Lawyers dance to Supremes' tune
Illinois courts have put a hot political issue back in play with a decision striking down limits on pain-and-suffering awards.
It's back to square one on the medical malpractice issue following a decision last week by the Illinois Supreme Court striking down a 2005 law that limited the size of jury awards for pain-and-suffering claims.
The high court – voting 4-2 with Justice Robert Thomas not participating – found that the law limiting pain-and-suffering damages to $500,000 for doctors and $1 million for hospitals violates the inherent authority of the judiciary to handle damage issues on a case-by-case basis.
Plaintiffs' lawyers, naturally, were jubilant with the victory while doctors and insurance companies were distraught.
Now the issue will inevitably go back to the Illinois General Assembly for further skirmishing on an issue that has dogged legislators for nearly 40 years. The Legislature has passed bills putting limits on damage claims three times over past decades, and the Illinois Supreme Court has struck them down three times on the grounds that, basically, the size of damage awards is really none of the Legislature's business.
As is the case with virtually every public issue in Illinois, the dispute over medical malpractice damages has as much to do with politics as it does law.
Trial lawyers, who are major contributors to the majority Democrats, thought they had made the issue politically off limits.
But a voter revolt in the Metro East area over concerns from doctors about skyrocketing insurance rates and from patients about doctors leaving the state for safer legal climes so terrified Democrats that they worked with Republicans to pass the 2005 law solely addressing medical malpractice issues.
Many Democrats who supported the legislation, no doubt, were hoping that the high court would bail them out of an action they felt forced to take, and the justices complied with a lengthy decision striking down the law on Thursday.
Beyond the usual legalese, the decision contained a sharp exchange between the majority – Justices Thomas Fitzgerald, Anne Burke, Charles Freeman and Thomas Kilbride, each elected as Democrats – and dissenting Justices Lloyd Karmeier and Rita Garman, elected as Republicans. Karmeier contended in his dissent that "it is critical. ... that the courts not stand as an obstacle to the legitimate efforts by the Legislature" to address issues surrounding the debate about skyrocketing medical costs. Karmeier asserted that when courts "exceed their constitutional role" they "put at risk the welfare of the people the government was created to serve."
An angry Fitzgerald responded that the court should focus only on legal issues and that the "emotional and political rhetoric that peppers the dissent is ill-suited to this purpose."
The specific case giving rise to the high court decision involves a horribly disabled 4-year-old girl born with cerebral palsy, leading to a lawsuit against the doctor, nurse and hospital involved in the delivery.
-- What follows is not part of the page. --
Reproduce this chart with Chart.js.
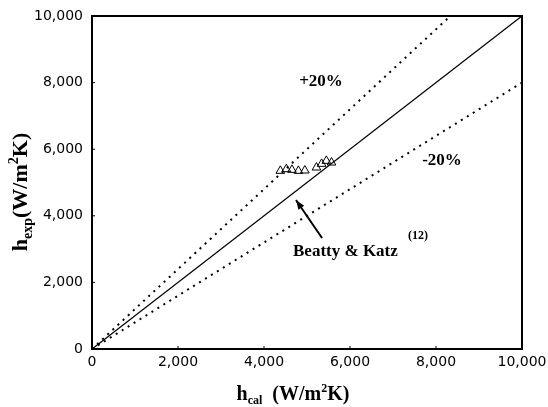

Cases like this lead to huge awards for actual damages, not capped under the 2005 law, and often even-larger awards for pain and suffering.
But it's not just extreme cases involving disabled children that drive up costs. Fearful of being sued if something goes wrong, doctors routinely engage in defensive medicine, the ordering of unnecessary tests that can fend off litigation but drive patient medical costs sky high. The circumstances create a double whammy – insurance companies raise patient premiums to cover the costs of skyrocketing medical bills caused by doctors' fear of lawsuits and insurance companies boost medical malpractice premiums to cover the cost of huge jury awards for malpractice.
Further, there is the cost of defending lawsuits. Even when doctors and hospitals successfully defend themselves, they are stuck with large legal costs. To forestall paying excessive legal fees, doctors and hospitals sometimes settle a claim for less than they would pay their lawyers, but that simply creates more incentives to file lawsuits.
It's a complicated issue on which the opposing sides vehemently disagree. Lawyers complain that insurance companies grossly overcharge patients and doctors for insurance coverage and that the costs of malpractice litigation have little to do with premiums. Doctors claim that the high costs have caused many of them, particularly specialists, to practice elsewhere, leaving areas of the state without access to physicians. So alienated are the opposing sides that they rarely agree on anything and routinely demonize each other as motivated solely by greed.
It's the kind of dispute that calls for a negotiated settlement providing each side a system it can live with. But that's not what the courts do. They declare winners and losers. Last week, the lawyers won big and the doctors lost. As for the public, it's difficult say. But until the matter is resolved, if that's even possible, the public will pick up the costs for both sides.